In rare occasions, more than one egg is released during ovulation and this is what’s responsible for fraternal twins. Due to the powerful effect of progesterone, you won’t run the risk of more eggs being released later on say weeks or months later. The body protects that potential pregnancy by preventing the release of more eggs following ovulation.

What Happens When No Fertilization

If the egg is NOT fertilized, the corpus luteum destroys itself in about 10 to 12 days which then causes a halt in the secretion of estrogen and progesterone. When there is no longer an increased level of these hormones, the uterine lining will shed – the shedding of your uterine lining is your next menstrual period. By the end of the bleeding, the lining of the uterus is cleansed and ready for the next menstrual cycle.

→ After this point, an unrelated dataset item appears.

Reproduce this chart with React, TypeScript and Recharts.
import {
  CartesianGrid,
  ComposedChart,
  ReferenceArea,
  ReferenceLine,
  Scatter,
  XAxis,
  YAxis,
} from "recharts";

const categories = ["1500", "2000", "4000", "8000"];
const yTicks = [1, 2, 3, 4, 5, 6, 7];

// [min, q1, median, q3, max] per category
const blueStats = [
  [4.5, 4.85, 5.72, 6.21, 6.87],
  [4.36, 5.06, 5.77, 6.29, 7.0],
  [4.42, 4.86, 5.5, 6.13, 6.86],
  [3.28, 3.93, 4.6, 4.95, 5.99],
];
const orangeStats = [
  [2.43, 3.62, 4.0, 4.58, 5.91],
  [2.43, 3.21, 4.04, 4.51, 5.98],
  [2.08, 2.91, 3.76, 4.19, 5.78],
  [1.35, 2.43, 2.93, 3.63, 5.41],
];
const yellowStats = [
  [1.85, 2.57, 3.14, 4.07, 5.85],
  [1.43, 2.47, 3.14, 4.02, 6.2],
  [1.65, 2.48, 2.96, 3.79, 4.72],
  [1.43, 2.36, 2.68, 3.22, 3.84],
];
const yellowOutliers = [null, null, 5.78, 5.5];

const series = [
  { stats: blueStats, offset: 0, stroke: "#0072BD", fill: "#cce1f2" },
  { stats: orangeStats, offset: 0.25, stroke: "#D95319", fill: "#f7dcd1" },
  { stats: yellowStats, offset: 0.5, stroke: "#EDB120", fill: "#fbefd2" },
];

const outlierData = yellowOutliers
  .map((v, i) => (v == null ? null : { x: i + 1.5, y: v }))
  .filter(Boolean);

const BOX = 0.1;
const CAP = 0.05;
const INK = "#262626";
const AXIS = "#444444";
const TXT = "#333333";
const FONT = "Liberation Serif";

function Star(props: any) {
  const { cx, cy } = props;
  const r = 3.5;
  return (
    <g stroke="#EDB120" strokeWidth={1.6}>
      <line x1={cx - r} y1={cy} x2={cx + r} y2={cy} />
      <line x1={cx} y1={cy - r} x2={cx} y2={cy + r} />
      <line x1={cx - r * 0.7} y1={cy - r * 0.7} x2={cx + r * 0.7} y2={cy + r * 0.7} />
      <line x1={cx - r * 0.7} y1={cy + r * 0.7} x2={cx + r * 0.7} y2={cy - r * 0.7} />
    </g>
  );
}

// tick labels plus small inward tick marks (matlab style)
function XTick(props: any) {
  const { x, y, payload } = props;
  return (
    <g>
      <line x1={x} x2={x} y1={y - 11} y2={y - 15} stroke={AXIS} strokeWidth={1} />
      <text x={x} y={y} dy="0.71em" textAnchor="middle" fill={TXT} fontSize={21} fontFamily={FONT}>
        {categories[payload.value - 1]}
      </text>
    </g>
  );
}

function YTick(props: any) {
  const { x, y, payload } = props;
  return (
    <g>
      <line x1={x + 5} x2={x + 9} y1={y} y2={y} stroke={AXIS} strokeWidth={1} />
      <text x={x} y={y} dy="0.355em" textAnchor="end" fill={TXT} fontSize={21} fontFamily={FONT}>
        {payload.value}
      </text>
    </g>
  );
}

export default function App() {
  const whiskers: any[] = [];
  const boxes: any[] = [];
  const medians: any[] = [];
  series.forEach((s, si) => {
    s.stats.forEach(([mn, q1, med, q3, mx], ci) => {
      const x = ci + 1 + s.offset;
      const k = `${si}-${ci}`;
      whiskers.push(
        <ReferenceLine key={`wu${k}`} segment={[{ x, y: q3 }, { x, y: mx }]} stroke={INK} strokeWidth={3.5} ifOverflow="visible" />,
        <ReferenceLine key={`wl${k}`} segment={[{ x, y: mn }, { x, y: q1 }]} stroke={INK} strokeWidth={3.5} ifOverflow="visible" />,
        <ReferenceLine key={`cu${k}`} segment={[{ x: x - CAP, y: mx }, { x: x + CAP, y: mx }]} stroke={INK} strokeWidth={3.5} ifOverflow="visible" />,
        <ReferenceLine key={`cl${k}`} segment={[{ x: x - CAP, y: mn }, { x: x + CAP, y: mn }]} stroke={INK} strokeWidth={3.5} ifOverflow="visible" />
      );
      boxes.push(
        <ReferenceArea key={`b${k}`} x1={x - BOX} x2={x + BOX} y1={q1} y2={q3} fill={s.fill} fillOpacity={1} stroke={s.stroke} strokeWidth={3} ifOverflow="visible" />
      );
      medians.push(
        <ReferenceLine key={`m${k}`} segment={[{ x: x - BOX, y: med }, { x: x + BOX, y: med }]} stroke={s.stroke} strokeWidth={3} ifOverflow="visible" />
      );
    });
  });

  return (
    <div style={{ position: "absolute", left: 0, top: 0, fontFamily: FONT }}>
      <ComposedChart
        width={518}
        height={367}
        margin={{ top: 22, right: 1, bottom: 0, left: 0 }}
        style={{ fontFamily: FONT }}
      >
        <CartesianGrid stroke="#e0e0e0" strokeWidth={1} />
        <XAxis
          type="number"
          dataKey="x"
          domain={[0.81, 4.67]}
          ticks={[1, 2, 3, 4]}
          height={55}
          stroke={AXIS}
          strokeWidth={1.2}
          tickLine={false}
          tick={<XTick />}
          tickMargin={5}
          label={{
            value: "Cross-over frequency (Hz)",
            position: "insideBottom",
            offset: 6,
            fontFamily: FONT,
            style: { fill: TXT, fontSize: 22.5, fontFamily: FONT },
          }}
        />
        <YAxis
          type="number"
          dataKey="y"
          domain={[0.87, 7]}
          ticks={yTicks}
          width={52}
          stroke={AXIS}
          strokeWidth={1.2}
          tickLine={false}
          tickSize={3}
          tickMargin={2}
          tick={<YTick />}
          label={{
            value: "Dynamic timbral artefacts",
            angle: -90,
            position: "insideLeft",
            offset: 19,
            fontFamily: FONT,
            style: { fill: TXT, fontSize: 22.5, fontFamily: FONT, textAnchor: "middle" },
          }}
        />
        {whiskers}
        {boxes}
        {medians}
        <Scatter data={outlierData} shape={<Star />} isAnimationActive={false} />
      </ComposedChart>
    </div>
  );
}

What Happens After Fertilization

If the egg has been fertilized (usually occurs within a few hours of ovulation) and the fertilized egg burrows into the uterine lining, your body releases the pregnancy hormone called HCG (human chorionic gonadotropin). This hormone will send a message back to the corpus luteum (that is on the ovarian wall) and keep it alive beyond its usual lifespan of up to 16 days. 

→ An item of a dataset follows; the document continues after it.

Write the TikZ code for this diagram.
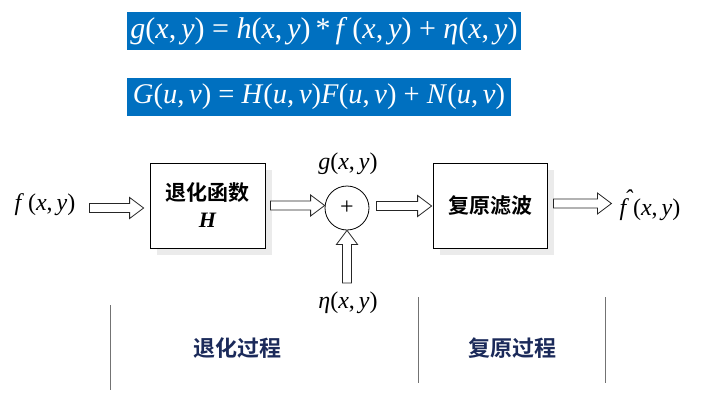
\documentclass[tikz,border=0pt]{standalone}
\usepackage{fontspec}
\setmainfont{Liberation Serif}
\newfontfamily\cjkb{Noto Sans CJK SC Bold}
\usetikzlibrary{calc,shadows}
\definecolor{eqblue}{HTML}{0070C0}
\definecolor{navy}{HTML}{1B2A5A}
\newcommand\mi[1]{\textit{#1}}
\newcommand\xy{(\mi{x},\,\mi{y})}
\newcommand\uv{(\mi{u},\,\mi{v})}
\newcommand\fhat{\rlap{\hspace{0.2em}\raisebox{0.36em}{\mi{\symbol{"02C6}}}}\mi{f}}
\begin{document}
\begin{tikzpicture}[x=1pt,y=-1pt,
  eqbox/.style={fill=eqblue, text=white, inner sep=0pt},
  blockbox/.style={draw=black, line width=0.8pt, fill=white, inner sep=0pt, align=center,
    drop shadow={shadow xshift=7pt, shadow yshift=-7pt, fill=black!8, opacity=1}},
  lab/.style={font=\fontsize{24}{26}\selectfont, inner sep=0pt},
  harr/.style={draw=black!85, line width=0.8pt, fill=white},
  sep/.style={draw=black!55, line width=1pt},
  stage/.style={text=navy, font=\cjkb\fontsize{22}{24}\selectfont, inner sep=0pt}
]
\useasboundingbox (0,0) rectangle (721,402);

% equation boxes
\node[eqbox, minimum width=394pt, minimum height=38pt, font=\fontsize{30}{32}\selectfont] (eq1) at (324,31)
  {\mi{g}\xy{} = \mi{h}\xy\,*\,\mi{f}\,\xy{} + \mi{η}\xy};
\node[eqbox, minimum width=384pt, minimum height=38pt, font=\fontsize{28.5}{32}\selectfont] (eq2) at (319,97)
  {\mi{G}\uv{} = \mi{H}\uv\mi{F}\uv{} + \mi{N}\uv};

% blocks
\node[blockbox, minimum width=115pt, minimum height=85pt, font=\fontsize{21}{27}\selectfont] (deg) at (207.5,205.5)
  {{\cjkb 退化函数}\\{\fontsize{22}{27}\selectfont\bfseries\itshape H}};
\node[blockbox, minimum width=114pt, minimum height=85pt] (rest) at (490,205.5)
  {\cjkb\fontsize{21}{24}\selectfont 复原滤波};
\node[draw=black, line width=0.8pt, circle, minimum size=44pt, inner sep=0pt,
  font=\fontsize{24}{26}\selectfont] (sum) at (347,208) {+};

% labels
\node[lab] (fin) at (45,205) {\mi{f}\,\xy};
\node[lab] (fout) at (650,205) {\fhat\,\xy};
\node[lab] (g) at (348,164) {\mi{g}\xy};
\node[lab] (eta) at (348,303) {\mi{η}\xy};

% hollow arrows
\newcommand\harrow[2]{\path[harr] let \p1=(#1), \p2=(#2) in
  (\x1,\y1+4.5pt) -- (\x2-14pt,\y1+4.5pt) -- (\x2-14pt,\y1+10.5pt) -- (\x2,\y1)
  -- (\x2-14pt,\y1-10.5pt) -- (\x2-14pt,\y1-4.5pt) -- (\x1,\y1-4.5pt) -- cycle;}
\newcommand\varrow[2]{\path[harr] let \p1=(#1), \p2=(#2) in
  (\x1-4.5pt,\y1) -- (\x1-4.5pt,\y2-14pt) -- (\x1-10.5pt,\y2-14pt) -- (\x1,\y2)
  -- (\x1+10.5pt,\y2-14pt) -- (\x1+4.5pt,\y2-14pt) -- (\x1+4.5pt,\y1) -- cycle;}

\coordinate (a1s) at ($(fin.east)+(14,3)$);
\coordinate (a1e) at ($(deg.west)+(-6,3)$);
\harrow{a1s}{a1e}
\coordinate (a2s) at ($(deg.east)+(5,0)$);
\coordinate (a2e) at (sum.west);
\harrow{a2s}{a2e}
\coordinate (a3s) at ($(sum.east)+(7,-2)$);
\coordinate (a3e) at ($(rest.west)+(-1,-2)$);
\harrow{a3s}{a3e}
\coordinate (a4s) at ($(rest.east)+(6,-2)$);
\coordinate (a4e) at ($(fout.west)+(-8,-2)$);
\harrow{a4s}{a4e}
\coordinate (a5s) at (347,283);
\varrow{a5s}{sum.south}

% stage separators
\coordinate (s1t) at (110,305); \coordinate (s1b) at (110,390);
\coordinate (s2t) at (418,297); \coordinate (s2b) at (418,383);
\coordinate (s3t) at (605,297); \coordinate (s3b) at (605,383);
\draw[sep] (s1t) -- (s1b);
\draw[sep] (s2t) -- (s2b);
\draw[sep] (s3t) -- (s3b);
\node[stage] (st1) at (237,348) {退化过程};
\node[stage] (st2) at (512,348) {复原过程};
\end{tikzpicture}
\end{document}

The corpus luteum keeps secreting progesterone and so the lining of the uterus is maintained and not shed as the menstrual period. The lining of the uterus provides the fertilized egg a place to implant and grow into a baby. Pregnancy tests detect levels of HCG in the blood and/or urine.

Your body continues to rely on the corpus luteum for secretion of estrogen and progesterone so that the lining of the uterus is not shed until the placenta is mature enough and takes over giving the embryo all of the nutrients that it needs and maintains the pregnancy. It’s close to the end of the first trimester of a pregnancy that the placenta takes over the pregnancy and the corpus luteum dies off. The placenta will not only maintain the lining of the uterus but will also provide all the oxygen and nutrition the fetus needs to thrive.

Chinese medicine and western medicine breaks up the menstrual cycle a little differently. Where western medicine breaks it down into 2 phases – the follicular and luteal phases (as explained above) – Chinese medicine breaks it down into 4 phases and better still, has many applicable diet and lifestyle recommendations for each phase. You can read about that in my past blog post: Eating Through Your Cycle to Get Pregnant

So there you have it! That’s a brief simplified overview of what’s happening in your body every month. If you’re noticing that your periods aren’t regular (every 28 days or so), seek out a Chinese medicine doctor in your area. Regulating the menstrual cycle and enhancing fertility is an area where Chinese medicine shows its excellence and shines.